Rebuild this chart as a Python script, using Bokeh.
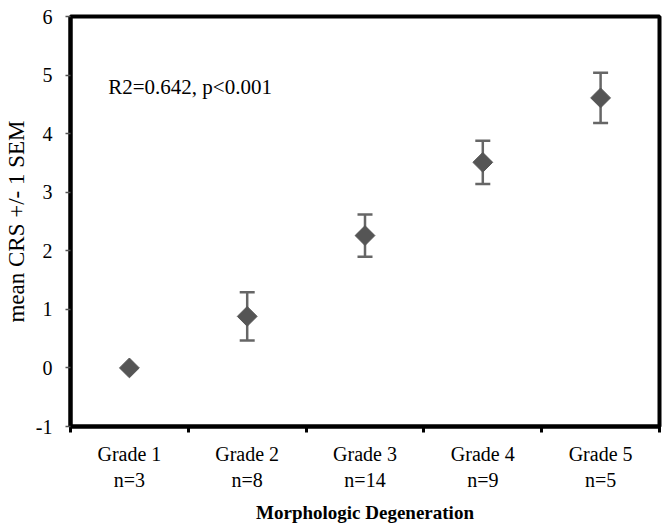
import math
from bokeh.plotting import figure
from bokeh.models import (ColumnDataSource, Whisker, TeeHead, FixedTicker, Label, Range1d)
from bokeh.embed import file_html
from bokeh.resources import INLINE

# ---- data ----
grades = ["Grade 1", "Grade 2", "Grade 3", "Grade 4", "Grade 5"]
counts = [3, 8, 14, 9, 5]
mean_crs = [0.0, 0.88, 2.26, 3.51, 4.61]
sem = [0.0, 0.41, 0.36, 0.37, 0.43]
y_ticks = [-1, 0, 1, 2, 3, 4, 5, 6]
annotation = "R2=0.642, p<0.001"

xpos = [i + 0.5 for i in range(len(grades))]
src = ColumnDataSource(dict(
    x=xpos, y=mean_crs,
    upper=[m + s for m, s in zip(mean_crs, sem)],
    lower=[m - s for m, s in zip(mean_crs, sem)],
))

FONT = "Liberation Serif"

p = figure(output_backend="svg", toolbar_location=None,
           frame_width=589, frame_height=410,
           x_range=Range1d(0, len(grades)), y_range=Range1d(-1, 6),
           min_border_left=69, min_border_right=4, min_border_top=16, min_border_bottom=91)
p.xgrid.visible = False
p.ygrid.visible = False
p.outline_line_color = "black"
p.outline_line_width = 4
p.background_fill_color = "white"
p.border_fill_color = "white"

# y axis
ya = p.yaxis[0]
ya.ticker = FixedTicker(ticks=y_ticks, minor_ticks=[])
ya.major_label_overrides = {t: str(t) for t in y_ticks}
ya.axis_line_color = "black"
ya.axis_line_width = 4
ya.major_tick_in = 0
ya.major_tick_out = 5
ya.major_tick_line_color = "#555555"
ya.major_tick_line_width = 1.5
ya.minor_tick_line_color = None
ya.major_label_standoff = 13
ya.major_label_text_font = FONT
ya.major_label_text_font_size = "20px"
ya.major_label_text_color = "black"
ya.axis_label = "mean CRS +/- 1 SEM"
ya.axis_label_text_font = FONT
ya.axis_label_text_font_style = "normal"
ya.axis_label_text_font_size = "23px"
ya.axis_label_text_color = "black"
ya.axis_label_standoff = 4

# x axis: labels at category centres, ticks at boundaries
xa = p.xaxis[0]
xa.ticker = FixedTicker(ticks=xpos, minor_ticks=list(range(len(grades) + 1)))
xa.major_label_overrides = {x: f"{g}\nn={n}" for x, g, n in zip(xpos, grades, counts)}
xa.axis_line_color = "black"
xa.axis_line_width = 4
xa.major_tick_in = 0
xa.major_tick_out = 0
xa.minor_tick_in = 0
xa.minor_tick_out = 6
xa.minor_tick_line_color = "black"
xa.minor_tick_line_width = 3
xa.major_label_standoff = 10
xa.major_label_text_font = FONT
xa.major_label_text_font_size = "20px"
xa.major_label_text_color = "black"
xa.axis_label = "Morphologic Degeneration"
xa.axis_label_text_font = FONT
xa.axis_label_text_font_style = "bold"
xa.axis_label_text_font_size = "19px"
xa.axis_label_text_color = "black"
xa.axis_label_standoff = 8

# error bars
w = Whisker(source=src, base="x", upper="upper", lower="lower",
            line_color="#666666", line_width=2.5,
            upper_head=TeeHead(size=15, line_color="#666666", line_width=2.5),
            lower_head=TeeHead(size=15, line_color="#666666", line_width=2.5))
p.add_layout(w)

# diamonds
p.scatter("x", "y", source=src, marker="square", angle=math.pi / 4, size=14,
          fill_color="#555555", line_color="#555555", line_width=1)

p.add_layout(Label(x=0.32, y=4.8, text=annotation, text_font=FONT,
                   text_font_size="21px", text_color="black", text_baseline="middle"))

open("out.html", "w").write(file_html(p, INLINE))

Stated problem —
Exactly as they appear, print the lines of the listing above from its first line through the line that contains "from bokeh.resources import INLINE", minus the pictures.

Finished task —
Rebuild this chart as a Python script, using Bokeh.
import math
from bokeh.plotting import figure
from bokeh.models import (ColumnDataSource, Whisker, TeeHead, FixedTicker, Label, Range1d)
from bokeh.embed import file_html
from bokeh.resources import INLINE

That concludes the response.